Lições de São Boaventura[1]


Bem-aventurado o homem, ó Senhor, que de Vós recebe ajuda. Ele dispôs no seu coração os degraus para se elevar deste vale de lágrimas até o lugar onde está o termo de vossos desejos.


A felicidade não é senão o desfrute do Sumo Bem, que é Deus[2]. E o Sumo Bem está acima de nós. Ninguém, por consequência, pode ser feliz senão elevando-se acima de si mesmo, por óbvio não com o corpo, mas com o coração[3]. Mas, para elevarmo-nos acima de nós mesmos, temos necessidade de uma virtude superior. E, ainda assim, quaisquer que forem as nossas disposições interiores, para nada servem se a Graça divina não nos ajudar. Ora, o auxílio divino está sempre ao alcance daqueles que o pedem do fundo do coração, com humildade e devoção. Quer dizer, é dado só aos que, suspirando, voltam-se para Deus, deste “vale de lágrimas” – que é o mundo em que vivemos, cujo príncipe é o Diabo (cf. Jo 16,11) e cujo deus é Satanás (cf. 2Cor 4,4) – com ardente oração

A oração é, pois, o princípio e fonte de nossa elevação a Deus. Com efeito, Dionísio, em seu livro acerca da Teologia Mística[4], querendo nos instruir sobre os arrebatamentos da alma, começa primeiro com uma oração. Roguemos, portanto, e digamos ao Senhor nosso Deus: “Conduzi-nos, ó Senhor, em vossa via, e eu caminharei na vossa verdade. Que o meu coração se rejubile no temor de vosso nome (Sl 85,11).

Rezando assim, nosso espírito se ilumina para conhecer os diversos degraus de nossa elevação a Deus. Com efeito, na atual condição de nossa natureza, o Universo é a escada pela qual ascendemos até o Criador. Ora, entre os seres criados, alguns são o vestígio do Criador, outros, ao invés, são sua imagem[5]. Alguns são materiais; outros, espirituais. Alguns são temporais; outros, eviternos[6] . E, por isso, uns estão fora de nós; outros, dentro de nós. Para chegarmos à consideração do primeiro Princípio essencialmente espiritual, eterno e acima de nós, é necessário passarmos pelo vestígio, que é material, temporal e exterior. Isto significa pormo-nos na via de Deus. É necessário que entremos em nossa mente, que é a imagem eviterna de Deus, e é espiritual e está em nosso interior. E isto significa “caminhar na verdade de Deus”. É necessário, enfim, que nos elevemos até o ser eterno, espiritualíssimo e transcendente, fixando o olhar no primeiro Princípio. Isto significa alegrarmo-nos no conhecimento de Deus e na absoluta reverência à sua Majestade.

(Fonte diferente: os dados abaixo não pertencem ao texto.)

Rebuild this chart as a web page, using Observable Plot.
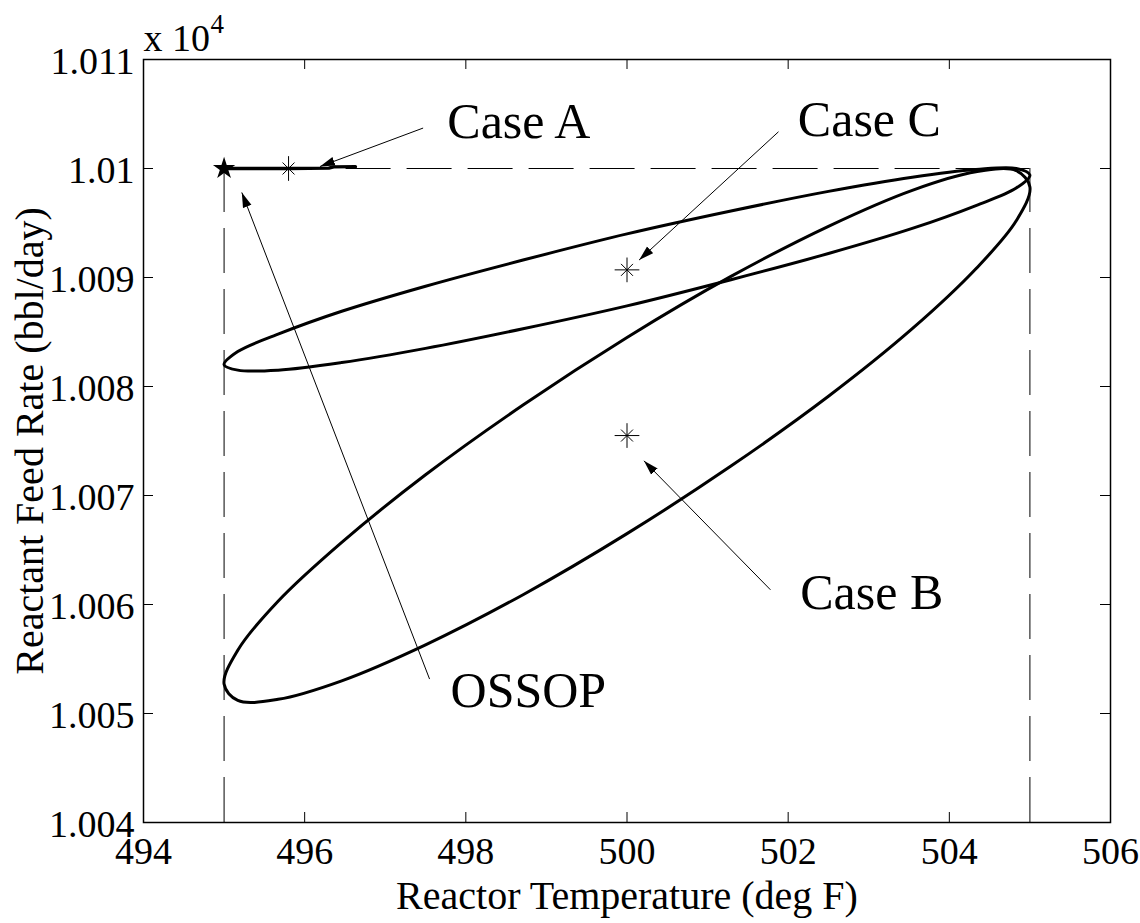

Tal é a viagem de três dias na solidão[7] dos quais o primeiro pode ser comparado ao anoitecer, o segundo à manhã, o terceiro ao meio-dia.

Com o texto que reproduzimos até aqui, esperamos ter despertado em nossos estudantes o interesse pela maravilhosa obra de São Boaventura, a qual é recomendadíssima para os católicos interessados em Ascética e Mística e certamente não pode ser resumido em uma breve lição. Mas deste início de leitura, o que podemos apreender é algo realmente necessário à nossa busca prática por Deus, a saber:


1. É Deus o Sumo Bem.


A compreensão dessa verdade fundamental da Teologia em um nível não meramente teórico, mas profundamente interior, transforma a vida do crente em todos os sentidos. Porque a raiz de todos os nossos sofrimentos está no engano de transferir nossas esperanças e assim concentrar nossas melhores energias em coisas acidentais, como as criaturas e as experiências deleitosas que podemos encontrar neste mundo. Tais coisas rapidamente se tornam em vias de fuga da realidade, quando esta é árida ou parece dura demais para a nossa sensibilidade.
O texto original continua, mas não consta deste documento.